Dan Warburton, The Wire, Mai 2011


The CD in question is a new release by X_BRANE, the French trio of Bertrand Gauguet, (alto and soprano sax) Jean-Sébastien Mariage, (electric guitar) and Mathias Pontevia (batterie horizontale apparently, though I think basically percussion). I’ve no idea where the group named X_BRANE comes from, but this release, on the  fine Amor Fati label is titled Penche un peu vers l’angle (Lean at little at an angle??) and contains a lot of music, with the three tracks here totalling up more than seventy minutes of improvisation. The recordings were made in a studio of some kind rather than in front of an audience, so the quality of the sound is great. What is difficult for me is trying to describe this music in any simple or lazy way. It is at once thoroughly familiar and yet also impossible to define with a few catchwords, which has to be a good thing.
Ultimately the music here is instrumental improvisation, three pieces of music performed spontaneously with relatively traditional tools. However, trying to pin this one down to any one corner of the improvised music spectrum is completely impossible. It is far from overly busy stuff, maintaining a slow pace throughout, but then it also falls into complete silence only very rarely, and when it wants to it can push the tension levels hard. Of the three musicians, the only one that doesn’t really play his instrument at any point in a completely traditional manner is Mariage, whose playing impressed me a lot when I saw Hubbub in London recently.

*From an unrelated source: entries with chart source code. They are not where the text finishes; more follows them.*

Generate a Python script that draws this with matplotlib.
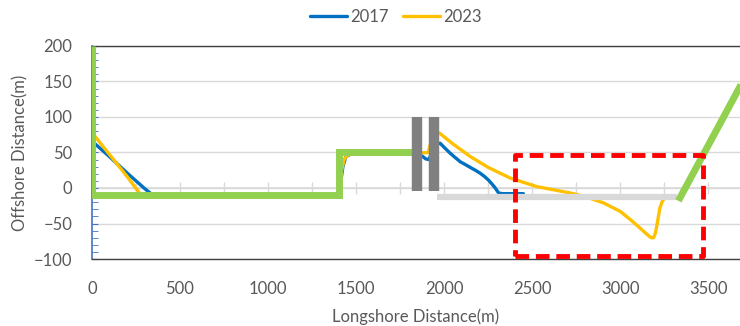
import numpy as np
import matplotlib.pyplot as plt
from matplotlib.ticker import MultipleLocator

plt.rcParams['font.family'] = ['Lato', 'DejaVu Sans']

# shoreline 2017
x2017 = [0, 100, 200, 300, 335, 400, 750, 1000, 1200, 1395, 1410, 1425, 1440, 1460, 1500,
         1800, 1860, 1875, 1895, 1915, 1940, 1977, 2005, 2034, 2062, 2091, 2120, 2148,
         2177, 2205, 2230, 2252, 2272, 2290, 2309, 2330, 2450]
y2017 = [66, 44, 21, -1, -8, -10, -11, -12, -11, -10, 5, 30, 43, 47, 48,
         48, 47, 45, 41, 40, 60, 63, 56, 49, 43, 37, 33, 29,
         25, 20.7, 16, 11, 5.5, 0, -7, -8, -8]

# shoreline 2023
x2023 = [0, 100, 200, 275, 300, 750, 1000, 1200, 1395, 1405, 1418, 1432, 1450, 1480,
         1850, 1910, 1940, 1975, 2050, 2150, 2250, 2375, 2525, 2715, 2800, 2905, 3000,
         3060, 3110, 3155, 3175, 3190, 3200, 3210, 3225, 3240, 3255]
y2023 = [78, 47, 16, -9, -11, -12, -12, -12, -11, 0, 25, 40, 46, 48,
         49, 50, 80, 77, 62, 44, 29, 14, 2, -7, -12, -21, -33,
         -45, -56, -66, -70, -70, -63, -50, -28, -18, -14]

# structures
seawall_x = [0, 0, 1400, 1400, 1820]
seawall_y = [200, -10, -10, 50, 50]
slope_x = [3330, 3700]
slope_y = [-18, 152]
jetty_x = [1845, 1945]
jetty_y0, jetty_y1 = -4, 100
bar_x = [1958, 3322]
bar_y = -12.5
box_x = [2400, 3470]
box_y = [-96, 46]

txt = '#595959'
fig = plt.figure(figsize=(7.4, 3.26), dpi=100)
ax = fig.add_axes([0.1243, 0.2055, 0.8757, 0.6535])

ax.plot(x2017, y2017, color='#0070C0', lw=2.4, label='2017', zorder=3,
        solid_capstyle='round')
ax.plot(x2023, y2023, color='#FFC000', lw=2.4, label='2023', zorder=3,
        solid_capstyle='round')
ax.plot(bar_x, [bar_y, bar_y], color='#D9D9D9', lw=4.5, zorder=4,
        solid_capstyle='butt')
ax.plot(seawall_x, seawall_y, color='#92D050', lw=5, zorder=5,
        solid_capstyle='butt', solid_joinstyle='miter')
ax.plot(slope_x, slope_y, color='#92D050', lw=5, zorder=5, solid_capstyle='butt')
for jx in jetty_x:
    ax.plot([jx, jx], [jetty_y0, jetty_y1], color='#808080', lw=7.5, zorder=6,
            solid_capstyle='butt')
ax.plot([box_x[0], box_x[1], box_x[1], box_x[0], box_x[0]],
        [box_y[0], box_y[0], box_y[1], box_y[1], box_y[0]],
        color='#FF0000', lw=3.5, ls=(0, (2.8, 1.4)), zorder=7)

ax.set_xlim(0, 3680)
ax.set_ylim(-100, 200)
ax.set_xticks(np.arange(0, 3501, 500))
ax.set_yticks(np.arange(-100, 201, 50))
ax.yaxis.set_minor_locator(MultipleLocator(10))
ax.tick_params(axis='x', length=0, pad=16, labelsize=12, labelcolor=txt)
ax.tick_params(axis='y', which='both', direction='in', length=4, color='#4472C4',
               pad=14, labelsize=12, labelcolor=txt)
ax.grid(axis='y', color='#D9D9D9', lw=1, zorder=0)
ax.set_axisbelow(True)

for s in ['top', 'bottom']:
    ax.spines[s].set_color('#404040')
    ax.spines[s].set_linewidth(1)
ax.spines['right'].set_visible(False)
ax.spines['left'].set_color('#4472C4')
ax.spines['left'].set_linewidth(1.2)

# x axis line through zero
sec = ax.secondary_xaxis(1 / 3)
sec.set_xticks(np.arange(0, 3680, 250))
sec.tick_params(direction='inout', length=9, color='#D9D9D9', labelbottom=False,
                width=1)
sec.spines['bottom'].set_color('#D9D9D9')
sec.spines['bottom'].set_linewidth(1.2)

ax.set_xlabel('Longshore Distance(m)', fontsize=12, color=txt, labelpad=8)
ax.set_ylabel('Offshore Distance(m)', fontsize=12, color=txt, labelpad=4)

fig.legend(loc='center', bbox_to_anchor=(0.535, 0.948), ncol=2, frameon=False,
           fontsize=12, labelcolor=txt, handlelength=2.2, handletextpad=0.2,
           columnspacing=0.9)

fig.savefig('out.png', dpi=100)
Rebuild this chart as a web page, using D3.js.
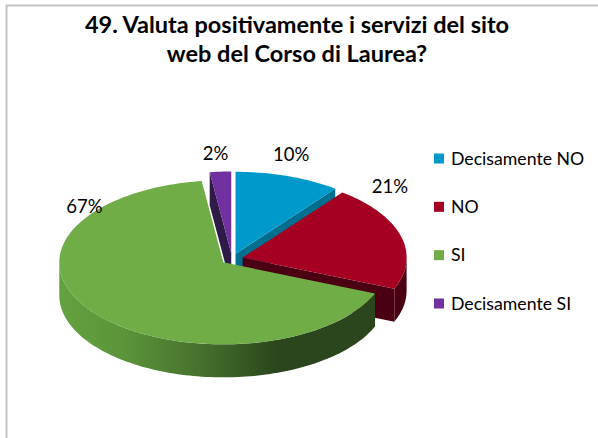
<!DOCTYPE html>
<html>
<head>
<meta charset="utf-8">
<script src="https://cdn.jsdelivr.net/npm/d3@7"></script>
<style>
  body { margin: 0; background: #fff; }
  svg { display: block; font-family: Lato, "Open Sans", sans-serif; }
</style>
</head>
<body>
<svg id="canvas" width="598" height="438"></svg>
<script>
// data
const categories = ["Decisamente NO", "NO", "SI", "Decisamente SI"];
const values = [10.4, 20.8, 66.7, 2.1];
const pctLabels = ["10%", "21%", "67%", "2%"];
const titleLines = ["49. Valuta positivamente i servizi del sito", "web del Corso di Laurea?"];

const topColors = ["#0099cc", "#a50021", "#70ad47", "#7030a0"];
const sideColors = ["#006e8f", "#4a0012", "url(#greenSide)", "#2e1a47"];

const svg = d3.select("#canvas");

// frame (only left and top edges fall inside the window)
svg.append("rect")
  .attr("x", 6.5).attr("y", 5.5)
  .attr("width", 700).attr("height", 600)
  .attr("fill", "none")
  .attr("stroke", "#c3c3c3")
  .attr("stroke-width", 2);

// title
svg.append("text")
  .attr("text-anchor", "middle")
  .attr("font-weight", "bold")
  .attr("font-size", 23.5)
  .attr("fill", "#000")
  .selectAll("tspan")
  .data(titleLines)
  .enter()
  .append("tspan")
  .attr("x", 297)
  .attr("y", (d, i) => 33 + i * 29)
  .text((d) => d);

// pie geometry
const cx = 232, cy = 259, rx = 164, ry = 82, depth = 33, explode = 11;

const defs = svg.append("defs");
const grad = defs.append("linearGradient")
  .attr("id", "greenSide")
  .attr("gradientUnits", "userSpaceOnUse")
  .attr("x1", 60).attr("x2", 380).attr("y1", 0).attr("y2", 0);
[[0, "#64a13f"], [0.2, "#5b943a"], [0.45, "#456f2d"], [0.68, "#2b451c"], [1, "#2b451c"]]
  .forEach(([o, c]) => grad.append("stop").attr("offset", o).attr("stop-color", c));

const pie = d3.pie().sort(null).value((d) => d);
const arcs = pie(values).map((a, i) => {
  const mid = (a.startAngle + a.endAngle) / 2;
  return {
    ...a,
    i,
    mid,
    ox: explode * Math.sin(mid),
    oy: -explode * Math.cos(mid) * (ry / rx),
  };
});

const pt = (s, t, dz) => [
  cx + s.ox + rx * Math.sin(t),
  cy + s.oy - ry * Math.cos(t) + dz,
];

const arcPoints = (s, a, b, dz) => {
  const n = Math.max(2, Math.ceil(Math.abs(b - a) * 40));
  return d3.range(n + 1).map((k) => pt(s, a + ((b - a) * k) / n, dz));
};

const line = d3.line();

const topPath = (s) => {
  const apex = [cx + s.ox, cy + s.oy];
  return line([apex, ...arcPoints(s, s.startAngle, s.endAngle, 0)]) + "Z";
};

const outerWall = (s) => {
  const a = Math.max(s.startAngle, Math.PI / 2);
  const b = Math.min(s.endAngle, Math.PI * 1.5);
  if (b <= a) return null;
  return line([...arcPoints(s, a, b, 0), ...arcPoints(s, b, a, depth)]) + "Z";
};

const radialWall = (s, t) => {
  const apex = [cx + s.ox, cy + s.oy];
  return line([
    apex,
    pt(s, t, 0),
    pt(s, t, depth),
    [apex[0], apex[1] + depth],
  ]) + "Z";
};

// paint back to front
const order = arcs.slice().sort((p, q) => -Math.cos(p.mid) - -Math.cos(q.mid));
const g = svg.append("g");

order.forEach((s) => {
  const sg = g.append("g");
  const walls = [];
  if (Math.sin(s.startAngle) < -1e-6) walls.push(radialWall(s, s.startAngle));
  if (Math.sin(s.endAngle) > 1e-6) walls.push(radialWall(s, s.endAngle));
  const ow = outerWall(s);
  if (ow) walls.push(ow);
  walls.forEach((d) => {
    sg.append("path").attr("d", d).attr("fill", sideColors[s.i]);
  });
  sg.append("path").attr("d", topPath(s)).attr("fill", topColors[s.i]);
});

// percentage labels: bisector rim point, nudged the way the original lays them out
const labelShift = [[3, -22], [-11, -50], [-9, -106], [-5, -18]];
svg.append("g")
  .selectAll("text")
  .data(arcs)
  .enter()
  .append("text")
  .attr("x", (s) => cx + (rx + explode) * Math.sin(s.mid) + labelShift[s.i][0])
  .attr("y", (s) => cy - (ry + explode / 2) * Math.cos(s.mid) + labelShift[s.i][1])
  .attr("dy", "0.35em")
  .attr("text-anchor", "middle")
  .attr("font-size", 18.5)
  .attr("fill", "#000")
  .text((s) => pctLabels[s.i]);

// legend
const legendY = d3.scalePoint().domain(categories).range([158.5, 303.5]);
const legend = svg.append("g")
  .selectAll("g")
  .data(categories)
  .enter()
  .append("g")
  .attr("transform", (d) => `translate(434,${legendY(d)})`);

legend.append("rect")
  .attr("x", 0).attr("y", -5)
  .attr("width", 10).attr("height", 10)
  .attr("fill", (d, i) => topColors[i]);

legend.append("text")
  .attr("x", 17)
  .attr("dy", "0.35em")
  .attr("font-size", 17.7)
  .attr("fill", "#000")
  .text((d) => d);
</script>
</body>
</html>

His guitar playing is highly restrained, centred mostly around extended sounds, many of them tonal, often the result of eBow work or bowed strings. What he contributes seems very simple, but is in fact very carefully and delicately chosen and placed around the more traditionally familiar sounds of Gauguet’s breathy sax and the vibrating metals and booming strikes of Pontevia’s percussion.